Work instructions —
Retype verbatim only the lines below, starting at the one that contains "Generate a component" and ending at the one that contains "Legend, ReferenceLine, Label". Pictures are excluded from the copy.

Task inputs —
* * *

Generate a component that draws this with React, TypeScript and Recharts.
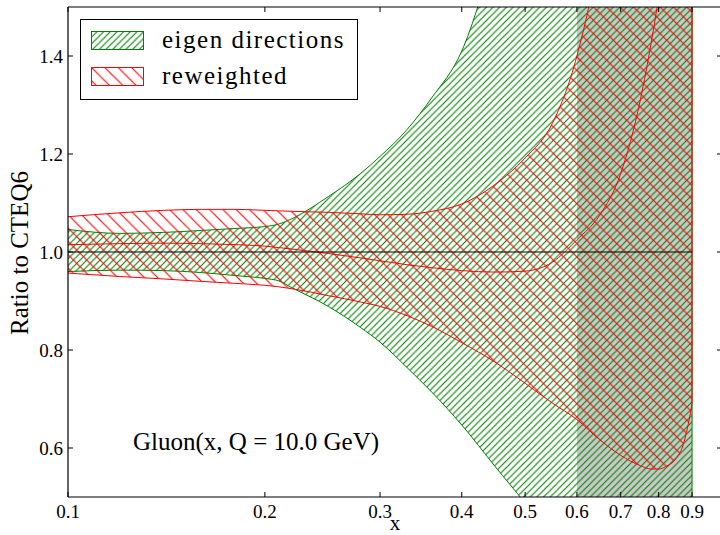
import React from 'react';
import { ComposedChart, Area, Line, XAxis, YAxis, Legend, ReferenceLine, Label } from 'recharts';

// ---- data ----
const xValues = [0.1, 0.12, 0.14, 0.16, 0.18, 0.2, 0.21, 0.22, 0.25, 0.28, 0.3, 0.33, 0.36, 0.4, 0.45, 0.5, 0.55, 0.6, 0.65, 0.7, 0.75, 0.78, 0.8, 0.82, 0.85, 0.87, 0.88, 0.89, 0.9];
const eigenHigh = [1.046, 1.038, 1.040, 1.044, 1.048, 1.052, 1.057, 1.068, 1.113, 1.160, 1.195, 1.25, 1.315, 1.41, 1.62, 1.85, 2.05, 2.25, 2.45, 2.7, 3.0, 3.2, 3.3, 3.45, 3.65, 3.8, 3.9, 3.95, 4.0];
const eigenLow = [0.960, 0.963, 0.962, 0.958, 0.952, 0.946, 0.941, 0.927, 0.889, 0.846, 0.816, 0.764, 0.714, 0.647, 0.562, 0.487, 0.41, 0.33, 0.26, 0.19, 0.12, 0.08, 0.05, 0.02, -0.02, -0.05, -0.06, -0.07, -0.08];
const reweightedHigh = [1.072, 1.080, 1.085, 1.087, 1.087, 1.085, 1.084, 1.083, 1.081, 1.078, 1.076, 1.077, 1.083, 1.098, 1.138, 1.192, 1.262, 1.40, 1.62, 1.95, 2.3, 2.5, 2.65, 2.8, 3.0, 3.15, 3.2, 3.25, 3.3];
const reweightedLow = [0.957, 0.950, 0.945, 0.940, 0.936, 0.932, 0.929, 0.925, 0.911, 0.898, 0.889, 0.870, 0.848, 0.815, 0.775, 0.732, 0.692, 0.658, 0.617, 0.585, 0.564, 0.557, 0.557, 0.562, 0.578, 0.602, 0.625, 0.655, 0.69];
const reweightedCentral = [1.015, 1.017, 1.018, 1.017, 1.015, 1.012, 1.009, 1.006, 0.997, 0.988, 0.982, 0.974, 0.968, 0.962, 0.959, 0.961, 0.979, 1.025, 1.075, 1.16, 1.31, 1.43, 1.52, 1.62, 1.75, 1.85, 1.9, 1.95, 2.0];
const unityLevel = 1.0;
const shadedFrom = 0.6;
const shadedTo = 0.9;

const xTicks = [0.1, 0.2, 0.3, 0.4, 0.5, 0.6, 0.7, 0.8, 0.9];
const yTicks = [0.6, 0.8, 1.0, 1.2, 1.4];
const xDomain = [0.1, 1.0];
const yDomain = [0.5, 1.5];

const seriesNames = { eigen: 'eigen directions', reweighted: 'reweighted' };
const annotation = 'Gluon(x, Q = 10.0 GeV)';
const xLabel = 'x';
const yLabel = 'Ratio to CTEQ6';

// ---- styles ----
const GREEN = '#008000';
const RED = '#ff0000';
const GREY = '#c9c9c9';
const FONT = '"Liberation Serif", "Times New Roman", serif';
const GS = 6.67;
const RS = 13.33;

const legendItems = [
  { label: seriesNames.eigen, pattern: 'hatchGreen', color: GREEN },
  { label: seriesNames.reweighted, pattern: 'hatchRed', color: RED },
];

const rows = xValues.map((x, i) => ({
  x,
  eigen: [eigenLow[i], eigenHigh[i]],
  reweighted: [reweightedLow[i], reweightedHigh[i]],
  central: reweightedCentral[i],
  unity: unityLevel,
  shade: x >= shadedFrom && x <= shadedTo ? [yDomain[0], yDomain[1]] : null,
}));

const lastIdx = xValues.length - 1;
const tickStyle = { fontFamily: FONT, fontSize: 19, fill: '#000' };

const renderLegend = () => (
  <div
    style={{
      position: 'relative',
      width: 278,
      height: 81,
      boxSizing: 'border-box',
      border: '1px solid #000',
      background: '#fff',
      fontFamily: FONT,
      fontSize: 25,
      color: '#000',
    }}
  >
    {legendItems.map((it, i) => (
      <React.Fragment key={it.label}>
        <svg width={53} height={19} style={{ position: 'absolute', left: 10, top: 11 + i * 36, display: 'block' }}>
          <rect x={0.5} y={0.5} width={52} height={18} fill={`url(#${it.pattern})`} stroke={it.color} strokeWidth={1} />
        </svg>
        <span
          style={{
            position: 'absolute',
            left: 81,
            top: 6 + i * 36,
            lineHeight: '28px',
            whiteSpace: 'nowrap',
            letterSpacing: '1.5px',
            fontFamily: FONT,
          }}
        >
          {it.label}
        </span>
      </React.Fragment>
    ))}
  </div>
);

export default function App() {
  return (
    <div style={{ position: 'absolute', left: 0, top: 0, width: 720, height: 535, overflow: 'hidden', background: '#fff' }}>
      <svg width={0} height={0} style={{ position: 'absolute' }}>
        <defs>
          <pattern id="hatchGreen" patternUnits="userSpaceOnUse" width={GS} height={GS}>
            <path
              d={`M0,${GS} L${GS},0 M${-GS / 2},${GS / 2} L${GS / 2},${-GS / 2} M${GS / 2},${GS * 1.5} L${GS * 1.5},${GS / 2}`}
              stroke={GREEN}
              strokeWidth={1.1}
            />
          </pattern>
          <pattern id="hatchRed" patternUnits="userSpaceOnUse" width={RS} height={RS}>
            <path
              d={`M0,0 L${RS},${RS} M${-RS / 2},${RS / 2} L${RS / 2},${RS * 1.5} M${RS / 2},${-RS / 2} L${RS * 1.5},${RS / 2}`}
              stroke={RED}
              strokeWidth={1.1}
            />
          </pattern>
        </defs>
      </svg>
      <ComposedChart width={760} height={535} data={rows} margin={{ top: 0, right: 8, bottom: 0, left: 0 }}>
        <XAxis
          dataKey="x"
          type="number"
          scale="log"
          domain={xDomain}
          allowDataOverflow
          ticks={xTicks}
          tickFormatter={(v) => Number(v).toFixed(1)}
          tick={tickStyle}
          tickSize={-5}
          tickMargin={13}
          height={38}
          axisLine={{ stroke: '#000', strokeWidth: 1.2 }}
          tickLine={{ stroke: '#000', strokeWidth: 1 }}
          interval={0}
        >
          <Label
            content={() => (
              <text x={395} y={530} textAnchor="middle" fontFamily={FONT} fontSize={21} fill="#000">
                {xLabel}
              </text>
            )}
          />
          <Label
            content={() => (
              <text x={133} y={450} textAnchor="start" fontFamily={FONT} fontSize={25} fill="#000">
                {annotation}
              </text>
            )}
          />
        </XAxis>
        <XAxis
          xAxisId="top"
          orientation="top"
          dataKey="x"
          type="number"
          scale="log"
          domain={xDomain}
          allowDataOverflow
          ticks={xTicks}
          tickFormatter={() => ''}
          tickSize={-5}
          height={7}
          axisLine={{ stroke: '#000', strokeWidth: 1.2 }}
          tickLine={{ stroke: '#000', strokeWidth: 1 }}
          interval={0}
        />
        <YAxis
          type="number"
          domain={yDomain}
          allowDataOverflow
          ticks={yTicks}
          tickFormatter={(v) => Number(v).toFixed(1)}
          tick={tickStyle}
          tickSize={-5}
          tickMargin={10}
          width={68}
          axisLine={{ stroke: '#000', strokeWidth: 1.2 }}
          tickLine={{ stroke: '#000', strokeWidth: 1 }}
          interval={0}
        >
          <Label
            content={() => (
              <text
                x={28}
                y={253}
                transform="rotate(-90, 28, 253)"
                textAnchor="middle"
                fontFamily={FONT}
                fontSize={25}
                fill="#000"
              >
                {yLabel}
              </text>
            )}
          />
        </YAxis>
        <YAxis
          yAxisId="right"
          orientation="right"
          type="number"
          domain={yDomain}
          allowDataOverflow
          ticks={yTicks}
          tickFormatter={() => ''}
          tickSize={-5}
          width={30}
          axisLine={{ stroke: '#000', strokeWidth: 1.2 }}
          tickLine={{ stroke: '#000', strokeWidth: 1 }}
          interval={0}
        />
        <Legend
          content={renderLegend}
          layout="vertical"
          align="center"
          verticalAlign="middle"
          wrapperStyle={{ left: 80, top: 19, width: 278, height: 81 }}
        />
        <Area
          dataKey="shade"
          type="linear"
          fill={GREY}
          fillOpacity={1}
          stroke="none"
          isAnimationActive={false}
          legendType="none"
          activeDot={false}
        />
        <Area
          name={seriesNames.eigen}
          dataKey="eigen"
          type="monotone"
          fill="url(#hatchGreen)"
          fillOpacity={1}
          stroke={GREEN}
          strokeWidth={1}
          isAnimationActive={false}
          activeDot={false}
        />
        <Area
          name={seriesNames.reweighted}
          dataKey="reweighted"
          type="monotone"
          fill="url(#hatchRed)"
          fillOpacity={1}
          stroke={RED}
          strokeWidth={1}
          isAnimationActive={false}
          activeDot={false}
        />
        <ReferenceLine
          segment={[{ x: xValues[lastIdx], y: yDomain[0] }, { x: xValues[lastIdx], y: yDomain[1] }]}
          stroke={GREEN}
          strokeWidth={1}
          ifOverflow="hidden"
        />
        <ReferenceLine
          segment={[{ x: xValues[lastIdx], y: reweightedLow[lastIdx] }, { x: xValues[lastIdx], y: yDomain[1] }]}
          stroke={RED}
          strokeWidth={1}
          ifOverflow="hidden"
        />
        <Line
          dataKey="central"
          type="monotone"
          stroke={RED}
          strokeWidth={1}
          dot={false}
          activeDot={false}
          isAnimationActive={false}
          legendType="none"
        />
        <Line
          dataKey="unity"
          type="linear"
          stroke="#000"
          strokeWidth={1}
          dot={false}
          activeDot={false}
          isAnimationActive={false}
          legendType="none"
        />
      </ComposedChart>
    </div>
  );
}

* * *

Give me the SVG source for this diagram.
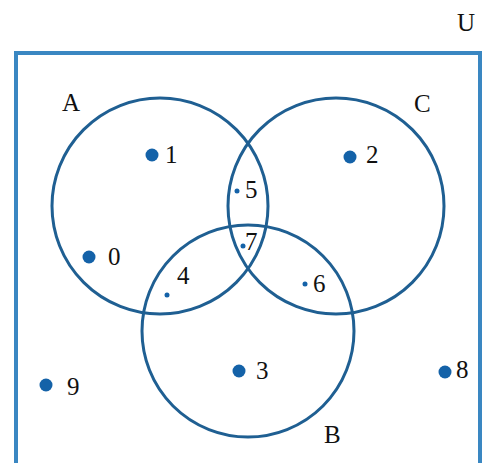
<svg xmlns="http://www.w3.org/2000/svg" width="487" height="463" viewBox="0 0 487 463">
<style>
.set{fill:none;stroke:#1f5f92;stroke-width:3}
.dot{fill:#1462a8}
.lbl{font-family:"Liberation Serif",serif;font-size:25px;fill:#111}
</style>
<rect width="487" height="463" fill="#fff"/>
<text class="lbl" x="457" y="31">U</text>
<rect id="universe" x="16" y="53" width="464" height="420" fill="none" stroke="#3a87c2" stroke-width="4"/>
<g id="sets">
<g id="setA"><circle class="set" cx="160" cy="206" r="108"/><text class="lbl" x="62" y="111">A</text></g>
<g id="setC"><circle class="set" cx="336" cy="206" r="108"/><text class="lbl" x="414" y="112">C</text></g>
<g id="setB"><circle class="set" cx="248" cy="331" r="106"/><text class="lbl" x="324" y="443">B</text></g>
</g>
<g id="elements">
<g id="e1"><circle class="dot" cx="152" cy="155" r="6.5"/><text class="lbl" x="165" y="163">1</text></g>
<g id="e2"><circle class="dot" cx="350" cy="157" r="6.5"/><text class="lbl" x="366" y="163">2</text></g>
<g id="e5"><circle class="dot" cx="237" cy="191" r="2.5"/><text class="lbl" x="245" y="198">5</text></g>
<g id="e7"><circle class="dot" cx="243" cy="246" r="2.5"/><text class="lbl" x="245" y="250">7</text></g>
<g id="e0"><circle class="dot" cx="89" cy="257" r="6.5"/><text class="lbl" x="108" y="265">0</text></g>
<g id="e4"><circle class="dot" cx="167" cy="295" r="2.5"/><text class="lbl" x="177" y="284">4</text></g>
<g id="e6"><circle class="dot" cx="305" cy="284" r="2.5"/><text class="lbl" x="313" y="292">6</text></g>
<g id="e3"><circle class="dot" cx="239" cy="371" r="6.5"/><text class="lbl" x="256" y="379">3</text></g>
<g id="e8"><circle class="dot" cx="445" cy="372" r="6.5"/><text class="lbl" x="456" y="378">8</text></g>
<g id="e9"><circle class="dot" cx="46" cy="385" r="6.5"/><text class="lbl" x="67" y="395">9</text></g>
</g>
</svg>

* * *

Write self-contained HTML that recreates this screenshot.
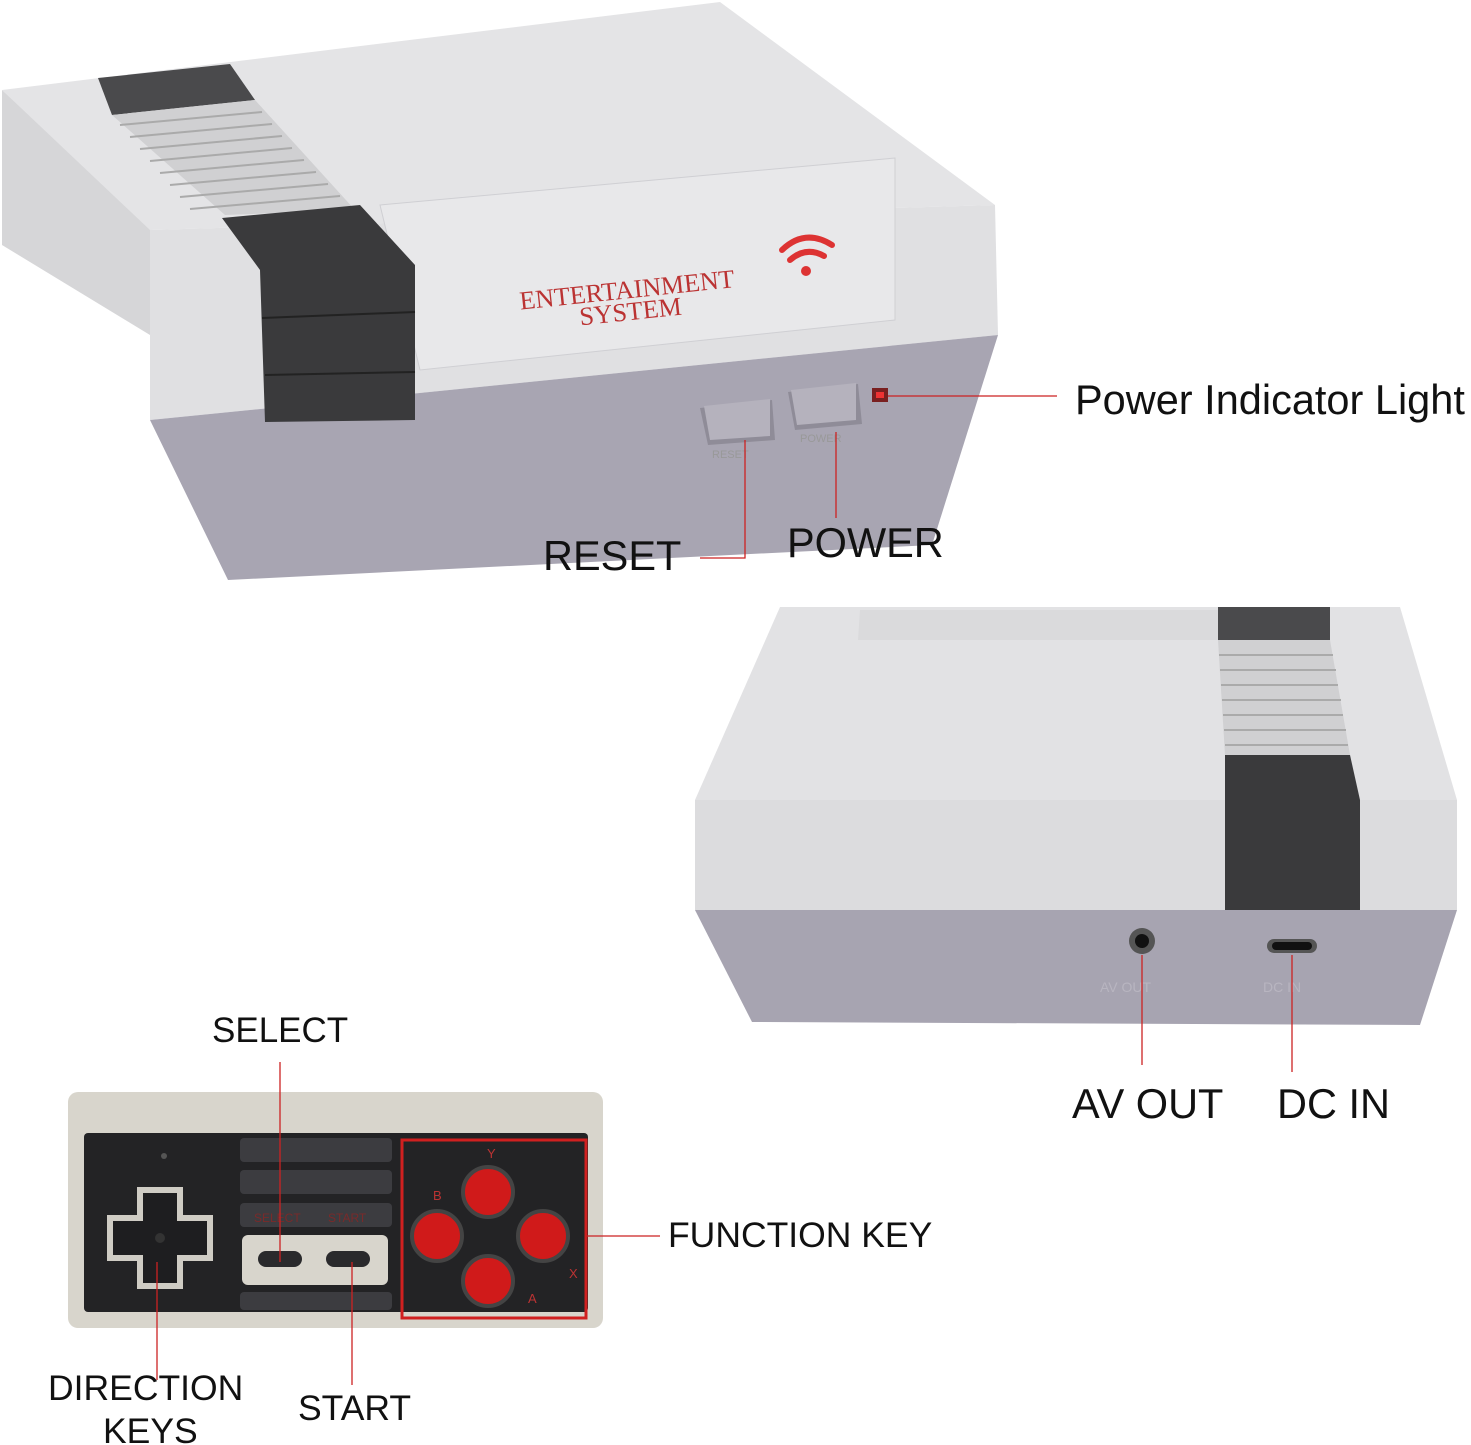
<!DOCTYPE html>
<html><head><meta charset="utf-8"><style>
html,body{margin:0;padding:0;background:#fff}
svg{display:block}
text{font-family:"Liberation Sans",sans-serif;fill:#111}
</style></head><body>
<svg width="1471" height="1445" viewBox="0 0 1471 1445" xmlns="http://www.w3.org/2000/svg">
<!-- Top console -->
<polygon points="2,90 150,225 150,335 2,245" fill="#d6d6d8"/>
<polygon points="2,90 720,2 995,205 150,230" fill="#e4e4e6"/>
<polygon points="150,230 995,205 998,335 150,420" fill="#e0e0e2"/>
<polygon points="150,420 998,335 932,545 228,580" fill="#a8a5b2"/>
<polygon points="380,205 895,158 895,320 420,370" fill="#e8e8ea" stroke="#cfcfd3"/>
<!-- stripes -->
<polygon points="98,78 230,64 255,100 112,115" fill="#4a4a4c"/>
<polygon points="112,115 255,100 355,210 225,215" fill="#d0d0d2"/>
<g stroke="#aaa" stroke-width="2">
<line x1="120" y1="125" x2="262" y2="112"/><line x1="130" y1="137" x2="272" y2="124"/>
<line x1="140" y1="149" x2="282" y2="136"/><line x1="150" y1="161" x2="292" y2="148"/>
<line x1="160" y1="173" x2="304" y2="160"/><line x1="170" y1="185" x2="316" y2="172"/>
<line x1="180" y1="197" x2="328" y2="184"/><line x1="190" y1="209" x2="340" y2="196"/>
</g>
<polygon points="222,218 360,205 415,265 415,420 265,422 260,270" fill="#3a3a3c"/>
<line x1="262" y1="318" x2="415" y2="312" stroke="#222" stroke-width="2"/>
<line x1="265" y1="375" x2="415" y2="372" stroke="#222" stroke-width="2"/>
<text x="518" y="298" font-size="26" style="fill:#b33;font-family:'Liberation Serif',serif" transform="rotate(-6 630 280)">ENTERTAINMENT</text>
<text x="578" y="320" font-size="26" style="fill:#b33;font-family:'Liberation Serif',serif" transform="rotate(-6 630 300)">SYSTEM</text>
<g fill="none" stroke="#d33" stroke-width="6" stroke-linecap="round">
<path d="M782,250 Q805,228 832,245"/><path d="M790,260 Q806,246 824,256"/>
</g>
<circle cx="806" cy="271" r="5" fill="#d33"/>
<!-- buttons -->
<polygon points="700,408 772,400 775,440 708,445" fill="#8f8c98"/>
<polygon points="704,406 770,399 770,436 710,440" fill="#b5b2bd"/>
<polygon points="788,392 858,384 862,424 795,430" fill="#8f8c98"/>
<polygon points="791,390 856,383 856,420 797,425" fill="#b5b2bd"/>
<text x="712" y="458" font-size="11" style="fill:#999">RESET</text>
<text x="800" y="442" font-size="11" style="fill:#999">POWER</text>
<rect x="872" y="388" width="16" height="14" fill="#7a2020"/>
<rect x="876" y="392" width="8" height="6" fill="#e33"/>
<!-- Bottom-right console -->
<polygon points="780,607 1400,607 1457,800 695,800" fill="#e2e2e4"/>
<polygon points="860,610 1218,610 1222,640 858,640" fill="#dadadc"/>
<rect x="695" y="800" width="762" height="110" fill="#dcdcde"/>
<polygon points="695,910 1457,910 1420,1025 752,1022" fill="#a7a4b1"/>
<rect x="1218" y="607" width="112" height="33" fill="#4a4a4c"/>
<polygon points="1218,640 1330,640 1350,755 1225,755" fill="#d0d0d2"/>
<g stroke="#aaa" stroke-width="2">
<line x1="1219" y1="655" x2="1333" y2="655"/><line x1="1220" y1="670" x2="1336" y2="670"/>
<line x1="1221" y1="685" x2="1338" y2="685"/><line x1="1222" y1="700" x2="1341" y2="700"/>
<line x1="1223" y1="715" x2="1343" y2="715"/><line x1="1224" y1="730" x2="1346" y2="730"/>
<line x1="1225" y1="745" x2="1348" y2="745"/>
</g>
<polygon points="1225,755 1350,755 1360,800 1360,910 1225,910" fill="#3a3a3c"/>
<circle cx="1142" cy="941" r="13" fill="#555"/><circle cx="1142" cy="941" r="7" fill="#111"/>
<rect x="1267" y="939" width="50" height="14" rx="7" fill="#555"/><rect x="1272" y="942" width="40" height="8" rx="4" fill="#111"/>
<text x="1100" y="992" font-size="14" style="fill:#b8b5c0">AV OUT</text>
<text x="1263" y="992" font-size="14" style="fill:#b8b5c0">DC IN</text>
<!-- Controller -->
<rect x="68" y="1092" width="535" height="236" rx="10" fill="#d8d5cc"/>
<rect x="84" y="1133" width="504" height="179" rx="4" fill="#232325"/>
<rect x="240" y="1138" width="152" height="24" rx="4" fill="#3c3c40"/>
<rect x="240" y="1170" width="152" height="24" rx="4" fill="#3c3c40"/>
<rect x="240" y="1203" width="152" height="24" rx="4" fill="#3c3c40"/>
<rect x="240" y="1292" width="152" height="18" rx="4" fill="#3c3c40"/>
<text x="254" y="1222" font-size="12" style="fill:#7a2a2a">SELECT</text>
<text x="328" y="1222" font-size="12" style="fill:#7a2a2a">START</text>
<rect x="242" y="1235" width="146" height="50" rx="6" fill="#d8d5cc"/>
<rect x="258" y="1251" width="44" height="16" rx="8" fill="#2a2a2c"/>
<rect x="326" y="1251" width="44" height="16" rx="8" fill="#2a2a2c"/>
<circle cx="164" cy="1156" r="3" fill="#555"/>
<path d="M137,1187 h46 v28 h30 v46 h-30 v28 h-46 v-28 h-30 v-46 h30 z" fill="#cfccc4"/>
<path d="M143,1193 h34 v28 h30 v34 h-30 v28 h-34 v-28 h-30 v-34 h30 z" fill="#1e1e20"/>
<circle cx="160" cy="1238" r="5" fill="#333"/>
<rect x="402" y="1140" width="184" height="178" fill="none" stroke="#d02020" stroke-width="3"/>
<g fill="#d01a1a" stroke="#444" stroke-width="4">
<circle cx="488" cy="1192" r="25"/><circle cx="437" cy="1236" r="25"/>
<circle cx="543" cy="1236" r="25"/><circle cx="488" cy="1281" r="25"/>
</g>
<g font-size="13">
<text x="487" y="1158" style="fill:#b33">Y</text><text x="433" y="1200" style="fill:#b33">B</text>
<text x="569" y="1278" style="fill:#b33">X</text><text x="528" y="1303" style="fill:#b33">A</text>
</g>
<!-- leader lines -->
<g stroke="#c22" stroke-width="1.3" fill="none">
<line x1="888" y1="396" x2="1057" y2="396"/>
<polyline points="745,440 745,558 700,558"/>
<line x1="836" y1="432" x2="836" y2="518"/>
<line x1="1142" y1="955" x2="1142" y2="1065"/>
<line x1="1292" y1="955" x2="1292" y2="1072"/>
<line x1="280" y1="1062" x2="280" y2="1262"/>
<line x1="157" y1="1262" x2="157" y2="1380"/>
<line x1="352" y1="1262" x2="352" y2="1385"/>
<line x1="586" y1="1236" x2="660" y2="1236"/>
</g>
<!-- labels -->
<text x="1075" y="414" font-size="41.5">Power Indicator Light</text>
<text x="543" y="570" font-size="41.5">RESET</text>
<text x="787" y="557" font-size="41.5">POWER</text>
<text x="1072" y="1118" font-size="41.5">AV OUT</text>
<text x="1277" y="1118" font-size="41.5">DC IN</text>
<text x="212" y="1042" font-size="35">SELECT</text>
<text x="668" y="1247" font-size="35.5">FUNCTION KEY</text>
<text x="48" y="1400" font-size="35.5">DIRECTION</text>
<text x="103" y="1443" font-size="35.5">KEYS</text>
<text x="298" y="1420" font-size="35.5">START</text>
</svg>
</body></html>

* * *

Solved problem —
Generate a component that draws this with React, TypeScript and Recharts.
import React from 'react';
import { ComposedChart, Area, Line, XAxis, YAxis, Legend, ReferenceLine, Label } from 'recharts';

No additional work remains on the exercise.